── STORED RECORDS

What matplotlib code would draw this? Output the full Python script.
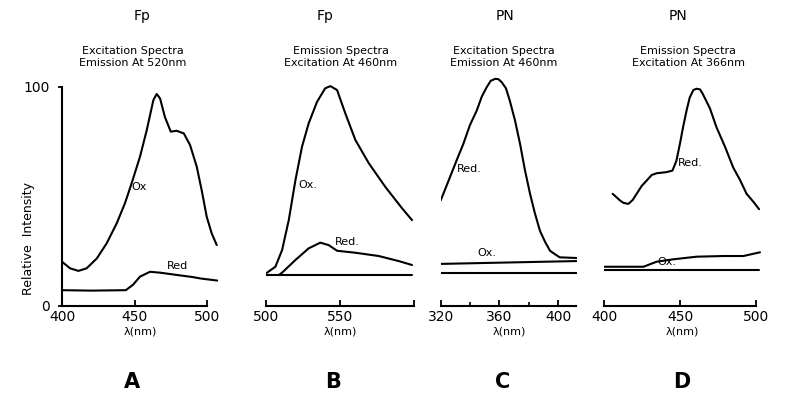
"""Fluorescence excitation / emission spectra of Fp and PN, oxidised vs reduced."""

import matplotlib
matplotlib.use("Agg")
import matplotlib.pyplot as plt

plt.rcParams["font.family"] = ["DejaVu Sans"]

# --- data ------------------------------------------------------------------
# Panel A: Fp excitation spectra, emission at 520 nm
a_ox_wl = [400, 405.5, 411.3, 417, 424, 430.8, 437.7, 443.4, 448, 453.8,
           458.4, 463, 465.3, 467.6, 471, 475, 479, 484, 488.3, 492.9,
           496.3, 499.8, 503.2, 506.7]
a_ox = [20, 17, 15.8, 17, 21.5, 28.4, 37.5, 46.7, 55.8, 68,
        80, 93.8, 96.6, 94.6, 86, 79.4, 79.8, 78.6, 73.3, 63.4,
        52.7, 40.5, 33, 27.6]
a_red_wl = [400, 420, 444, 449, 453.8, 460.7, 467.6, 482, 490, 496, 507]
a_red = [7, 6.8, 7, 9.5, 13.2, 15.4, 15, 13.7, 13, 12.3, 11.4]

# Panel B: Fp emission spectra, excitation at 460 nm
b_ox_wl = [500, 500.9, 506.5, 511, 515.5, 520, 524.4, 528.9, 534.5, 540,
           543.5, 548, 553.5, 560.3, 569.3, 580.4, 591.7, 598.4]
b_ox = [14.5, 15, 17.7, 25.3, 39, 57.3, 72.5, 83.2, 93, 99.2,
        100.2, 98.4, 87.8, 75.6, 65, 54.2, 44.4, 39]
b_red_wl = [509, 511, 520, 528.9, 536.7, 542.3, 548, 560.3, 576, 589.4, 598.4]
b_red = [14, 15, 20.8, 26.1, 28.7, 27.6, 25, 24.1, 22.6, 20.3, 18.5]
b_base_wl = [500, 598.4]
b_base = [14, 14]

# Panel C: PN excitation spectra, emission at 460 nm
c_red_wl = [320, 326.3, 330.9, 335.4, 339.9, 344.5, 347.9, 351.3, 354, 357,
            359.2, 361.5, 364.4, 367, 370.5, 374, 377.3, 380.8, 384.1, 387.6,
            391, 394.4, 397.8, 401, 412.5]
c_red = [48, 58.6, 66.4, 73.8, 82.4, 89, 95.3, 99.7, 102.6, 103.5,
         103.4, 102, 99.2, 93.6, 84.7, 73.8, 61.9, 51, 42.1, 34,
         29.1, 25, 23.4, 22, 21.7]
c_ox_wl = [320, 412.5]
c_ox = [19, 20.3]
c_base_wl = [320, 412.5]
c_base = [14.7, 14.7]

# Panel D: PN emission spectra, excitation at 366 nm
d_red_wl = [405.7, 408.3, 410.5, 412.7, 416, 418.9, 421.5, 424.8, 428, 431.4,
            434.6, 441, 445, 447.6, 450, 452, 454.4, 456.4, 458.8, 460.8,
            463.2, 465, 469.7, 474, 479.6, 485, 489.5, 493.8, 498.2, 502]
d_red = [51, 49.4, 48, 46.9, 46.4, 48.2, 51, 54.6, 57, 59.6,
         60.4, 60.9, 61.6, 66, 74, 81.4, 89.3, 95, 98.4, 99,
         98.7, 96.6, 90, 81.4, 72.5, 63, 57.3, 51, 47.4, 44]
d_ox_wl = [400, 426, 434.6, 445.6, 461, 478.5, 491.7, 502.6]
d_ox = [17.7, 17.7, 20, 21.1, 22.3, 22.6, 22.6, 24.3]
d_base_wl = [400, 502]
d_base = [16.2, 16.2]

compounds = ["Fp", "Fp", "PN", "PN"]
subtitles = ["Excitation Spectra\nEmission At 520nm",
             "Emission Spectra\nExcitation At 460nm",
             "Excitation Spectra\nEmission At 460nm",
             "Emission Spectra\nExcitation At 366nm"]
panel_letters = ["A", "B", "C", "D"]

# --- layout ------------------------------------------------------------------
W, H = 785, 394
fig = plt.figure(figsize=(W / 100, H / 100), dpi=100)

bottom, height = 0.2246, 0.5891
boxes = [(0.079, 0.1995), (0.3385, 0.1894), (0.5614, 0.1741), (0.7694, 0.1995)]
xlims = [(400, 508), (500, 600), (320, 413), (400, 503)]
xbounds = [(400, 500), (500, 600), (320, 412), (400, 500)]
xticks = [[400, 450, 500], [500, 550, 600], [320, 360, 400], [400, 450, 500]]
xticklabels = [["400", "450", "500"], ["500", "550", ""],
               ["320", "360", "400"], ["400", "450", "500"]]

# header / letter centres in pixels
compound_x = [142, 325, 505, 678]
subtitle_x = [133, 341, 504, 688]
letter_x = [132, 333, 503, 682]

axes = []
for i, (left, width) in enumerate(boxes):
    ax = fig.add_axes([left, bottom, width, height])
    ax.set_xlim(*xlims[i])
    ax.set_ylim(0, 106)
    for s in ["top", "right"]:
        ax.spines[s].set_visible(False)
    ax.spines["bottom"].set_bounds(*xbounds[i])
    ax.spines["bottom"].set_linewidth(1.5)
    ax.set_xticks(xticks[i])
    ax.set_xticklabels(xticklabels[i], fontsize=10)
    ax.tick_params(axis="x", direction="in", length=4, width=1.3, pad=3)
    ax.set_xlabel("λ(nm)", fontsize=8, labelpad=2)
    if i == 0:
        ax.spines["left"].set_bounds(0, 100)
        ax.spines["left"].set_linewidth(1.5)
        ax.set_yticks([0, 100])
        ax.set_yticklabels(["0", "100"], fontsize=10)
        ax.tick_params(axis="y", direction="out", length=3, width=1.3, pad=6)
        ax.set_ylabel("Relative  Intensity", fontsize=9)
        ax.yaxis.set_label_coords(-0.17, 0.29)
    else:
        ax.spines["left"].set_visible(False)
        ax.set_yticks([])
    if i == 2:
        ax.set_xticks([340, 380], minor=True)
        ax.tick_params(axis="x", which="minor", direction="in", length=3, width=1.2)

    fig.text(compound_x[i] / W, 1 - 16 / H, compounds[i], fontsize=10,
             ha="center", va="center")
    fig.text(subtitle_x[i] / W, 1 - 57 / H, subtitles[i], fontsize=8,
             ha="center", va="center", linespacing=1.15)
    fig.text(letter_x[i] / W, 1 - 382 / H, panel_letters[i], fontsize=15,
             fontweight="bold", ha="center", va="center")
    axes.append(ax)

kw = dict(color="black", lw=1.5, solid_capstyle="round", solid_joinstyle="round")

ax = axes[0]
ax.plot(a_ox_wl, a_ox, **kw)
ax.plot(a_red_wl, a_red, **kw)
ax.text(448, 54, "Ox", fontsize=8, va="center")
ax.text(472.4, 18, "Red", fontsize=8, va="center")

ax = axes[1]
ax.plot(b_ox_wl, b_ox, **kw)
ax.plot(b_red_wl, b_red, **kw)
ax.plot(b_base_wl, b_base, **kw)
ax.text(521.7, 55, "Ox.", fontsize=8, va="center")
ax.text(546.6, 29, "Red.", fontsize=8, va="center")

ax = axes[2]
ax.plot(c_red_wl, c_red, **kw)
ax.plot(c_ox_wl, c_ox, **kw)
ax.plot(c_base_wl, c_base, **kw)
ax.text(331, 62.3, "Red.", fontsize=8, va="center")
ax.text(344.7, 24, "Ox.", fontsize=8, va="center")

ax = axes[3]
ax.plot(d_red_wl, d_red, **kw)
ax.plot(d_ox_wl, d_ox, **kw)
ax.plot(d_base_wl, d_base, **kw)
ax.text(448.7, 65, "Red.", fontsize=8, va="center")
ax.text(434.9, 20, "Ox.", fontsize=8, va="center")

fig.savefig("out.png", dpi=100)
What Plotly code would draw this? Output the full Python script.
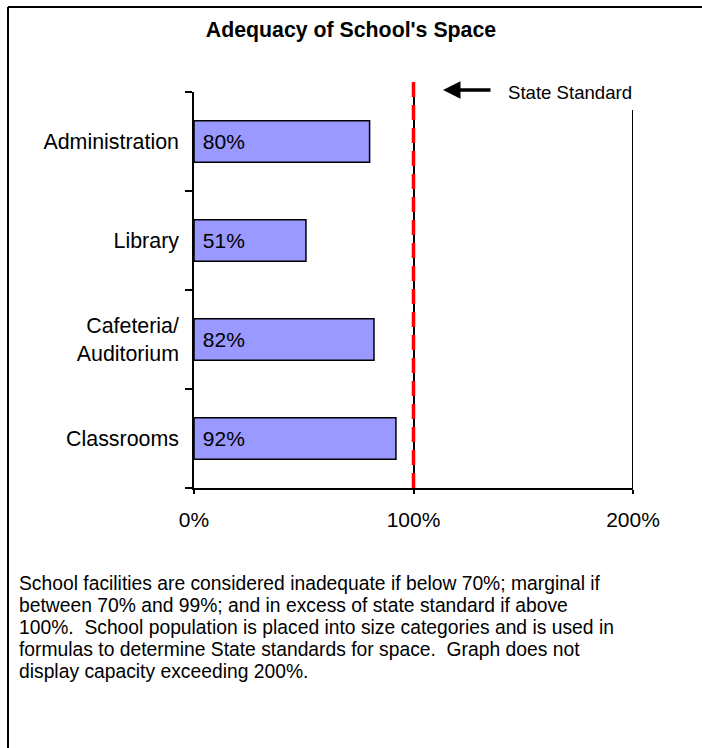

────

EXERCISE REQUIREMENTS ▸ Would you reproduce the lines above, from the very first through the line containing "13, 12.3, 11.4]", exactly and without the pictures?

RESULT OF THE TASK ▸
What matplotlib code would draw this? Output the full Python script.
"""Fluorescence excitation / emission spectra of Fp and PN, oxidised vs reduced."""

import matplotlib
matplotlib.use("Agg")
import matplotlib.pyplot as plt

plt.rcParams["font.family"] = ["DejaVu Sans"]

# --- data ------------------------------------------------------------------
# Panel A: Fp excitation spectra, emission at 520 nm
a_ox_wl = [400, 405.5, 411.3, 417, 424, 430.8, 437.7, 443.4, 448, 453.8,
           458.4, 463, 465.3, 467.6, 471, 475, 479, 484, 488.3, 492.9,
           496.3, 499.8, 503.2, 506.7]
a_ox = [20, 17, 15.8, 17, 21.5, 28.4, 37.5, 46.7, 55.8, 68,
        80, 93.8, 96.6, 94.6, 86, 79.4, 79.8, 78.6, 73.3, 63.4,
        52.7, 40.5, 33, 27.6]
a_red_wl = [400, 420, 444, 449, 453.8, 460.7, 467.6, 482, 490, 496, 507]
a_red = [7, 6.8, 7, 9.5, 13.2, 15.4, 15, 13.7, 13, 12.3, 11.4]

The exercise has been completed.